Avec les moyens actuels, la nouvelle Commission pourrait encourager une mobilisation citoyenne dans tous les pays de l’Union pour prêter main forte aux garde-frontières, aux armées et aux forces de l’ordre. L’idée serait de s’inspirer des border patrols américaines, mais en y ajoutant notre idée européenne d’unité dans la diversité. Quelque chose comme Erasmus, financé par les fonds européens et organisé par les institutions, mais qui s’appuie aussi sur le milieu associatif déjà mobilisé pour cette cause. Une mobilisation qui redorerait l’image de l’Europe auprès de ses citoyens.

La gestion de la crise migratoire à la frontière entre la Grèce et la Turquie donne un bon aperçu du dynamisme et de l’esprit civique qui anime les citoyens européens, mais aussi des lacunes dans les arbitrages des institutions européennes.

Cependant, devant l’urgence et l’imminence d’une potentielle catastrophe politique, les gouvernements comme les citoyens ont été capables de se mobiliser pour relever le défi jeté au visage des européens par Erdogan, dans le but de déstabiliser nos démocraties.

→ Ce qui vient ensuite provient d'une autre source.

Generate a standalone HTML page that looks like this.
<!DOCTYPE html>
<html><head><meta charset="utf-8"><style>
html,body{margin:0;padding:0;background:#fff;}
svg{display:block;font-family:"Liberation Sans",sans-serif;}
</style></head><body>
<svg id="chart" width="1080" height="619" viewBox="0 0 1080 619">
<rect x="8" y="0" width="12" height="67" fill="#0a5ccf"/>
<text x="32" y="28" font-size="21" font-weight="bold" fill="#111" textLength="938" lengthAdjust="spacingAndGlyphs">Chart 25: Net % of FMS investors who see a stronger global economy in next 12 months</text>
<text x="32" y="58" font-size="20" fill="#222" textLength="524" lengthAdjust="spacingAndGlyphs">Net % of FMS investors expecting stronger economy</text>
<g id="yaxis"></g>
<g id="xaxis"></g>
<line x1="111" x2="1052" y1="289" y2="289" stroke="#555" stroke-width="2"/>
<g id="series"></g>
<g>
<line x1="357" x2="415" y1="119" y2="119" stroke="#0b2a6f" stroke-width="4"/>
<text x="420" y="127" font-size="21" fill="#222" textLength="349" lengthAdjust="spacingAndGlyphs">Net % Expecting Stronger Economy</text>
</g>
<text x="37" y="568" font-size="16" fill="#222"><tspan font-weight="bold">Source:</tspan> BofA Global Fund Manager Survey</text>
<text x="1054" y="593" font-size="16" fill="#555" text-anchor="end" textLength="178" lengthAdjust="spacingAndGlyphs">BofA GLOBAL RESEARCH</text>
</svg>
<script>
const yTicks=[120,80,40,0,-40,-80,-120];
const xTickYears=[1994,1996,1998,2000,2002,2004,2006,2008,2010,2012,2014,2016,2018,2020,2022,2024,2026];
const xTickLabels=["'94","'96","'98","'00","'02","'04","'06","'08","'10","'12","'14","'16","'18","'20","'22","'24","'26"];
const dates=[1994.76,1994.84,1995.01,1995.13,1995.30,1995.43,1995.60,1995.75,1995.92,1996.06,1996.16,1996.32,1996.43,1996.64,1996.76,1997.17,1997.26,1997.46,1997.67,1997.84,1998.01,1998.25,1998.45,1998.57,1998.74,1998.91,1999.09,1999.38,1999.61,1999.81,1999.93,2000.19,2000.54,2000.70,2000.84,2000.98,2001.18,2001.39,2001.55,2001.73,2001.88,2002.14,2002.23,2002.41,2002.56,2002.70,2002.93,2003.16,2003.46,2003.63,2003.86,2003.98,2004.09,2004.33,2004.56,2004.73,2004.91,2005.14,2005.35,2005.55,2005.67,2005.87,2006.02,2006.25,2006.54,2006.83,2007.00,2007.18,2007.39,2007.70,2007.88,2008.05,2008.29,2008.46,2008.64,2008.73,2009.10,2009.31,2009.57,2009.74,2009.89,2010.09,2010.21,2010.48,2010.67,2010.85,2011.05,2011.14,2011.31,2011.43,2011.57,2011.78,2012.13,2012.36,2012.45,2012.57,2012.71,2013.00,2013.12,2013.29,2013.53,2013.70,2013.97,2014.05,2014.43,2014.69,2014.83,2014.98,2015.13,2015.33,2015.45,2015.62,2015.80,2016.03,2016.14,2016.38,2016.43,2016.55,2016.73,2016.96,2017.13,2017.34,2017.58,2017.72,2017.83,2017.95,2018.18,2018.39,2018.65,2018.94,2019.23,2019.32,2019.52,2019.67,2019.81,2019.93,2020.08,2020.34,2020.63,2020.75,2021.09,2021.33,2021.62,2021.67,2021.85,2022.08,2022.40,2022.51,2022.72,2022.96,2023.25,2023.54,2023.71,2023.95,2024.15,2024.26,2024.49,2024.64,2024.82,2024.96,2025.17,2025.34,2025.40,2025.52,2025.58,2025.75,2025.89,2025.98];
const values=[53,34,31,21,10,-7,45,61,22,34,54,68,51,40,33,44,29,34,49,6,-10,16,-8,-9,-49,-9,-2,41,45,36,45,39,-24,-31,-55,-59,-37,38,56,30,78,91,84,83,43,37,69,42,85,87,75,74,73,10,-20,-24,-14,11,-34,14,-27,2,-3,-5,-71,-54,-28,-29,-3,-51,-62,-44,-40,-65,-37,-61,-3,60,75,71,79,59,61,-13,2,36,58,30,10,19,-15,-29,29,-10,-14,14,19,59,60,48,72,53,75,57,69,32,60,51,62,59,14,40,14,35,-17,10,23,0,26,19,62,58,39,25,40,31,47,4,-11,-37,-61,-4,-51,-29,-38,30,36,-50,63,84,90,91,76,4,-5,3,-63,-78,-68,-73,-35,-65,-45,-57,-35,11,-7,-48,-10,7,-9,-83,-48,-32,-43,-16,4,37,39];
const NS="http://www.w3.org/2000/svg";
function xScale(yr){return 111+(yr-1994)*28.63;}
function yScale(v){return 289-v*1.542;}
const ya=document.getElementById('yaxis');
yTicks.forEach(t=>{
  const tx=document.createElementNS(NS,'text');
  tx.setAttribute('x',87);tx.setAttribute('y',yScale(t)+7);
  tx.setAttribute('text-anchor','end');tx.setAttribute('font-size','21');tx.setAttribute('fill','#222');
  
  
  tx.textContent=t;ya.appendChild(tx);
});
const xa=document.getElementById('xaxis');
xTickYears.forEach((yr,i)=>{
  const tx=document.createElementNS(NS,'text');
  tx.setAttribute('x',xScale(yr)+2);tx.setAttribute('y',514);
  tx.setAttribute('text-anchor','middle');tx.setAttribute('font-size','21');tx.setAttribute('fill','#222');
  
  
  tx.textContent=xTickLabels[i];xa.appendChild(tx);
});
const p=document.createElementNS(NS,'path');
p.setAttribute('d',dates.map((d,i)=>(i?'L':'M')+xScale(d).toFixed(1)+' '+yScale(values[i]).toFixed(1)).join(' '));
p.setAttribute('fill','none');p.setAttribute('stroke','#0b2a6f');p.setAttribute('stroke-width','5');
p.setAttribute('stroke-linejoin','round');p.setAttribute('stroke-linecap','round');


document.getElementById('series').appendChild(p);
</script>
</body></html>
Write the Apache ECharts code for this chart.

Regrettons néanmoins que dans cette crise, l’absence d’un législatif et d’un exécutif européen fort et efficace ait manqué. Pas seulement parce que l’actuelle Commission n’est pas à la hauteur des enjeux, mais surtout parce qu’il manque une constitution fédérale permettant l’élection au suffrage universel direct d’un exécutif fort sur les questions régaliennes, et un Parlement ayant l’initiative législative.

Vos commentaires
  • Le 24 mars 2020 à 06:59, par Mosanus En réponse à : L’Europe face aux migrants à la frontière grecque

    L’auteur ne commente pas l’absence de la France dans cette coopération militaire européenne avec la Grèce. Il semble bien que seuls les Etats d’Europe centrale acceptent d’y participer. Des Etats qui se sont toujours opposés sans équivoque à l’immigration extra-européenne. Il n’est donc pas évident que, comme le souhaite l’auteur, cette action commune soit le signe d’un renouveau de l’Europe.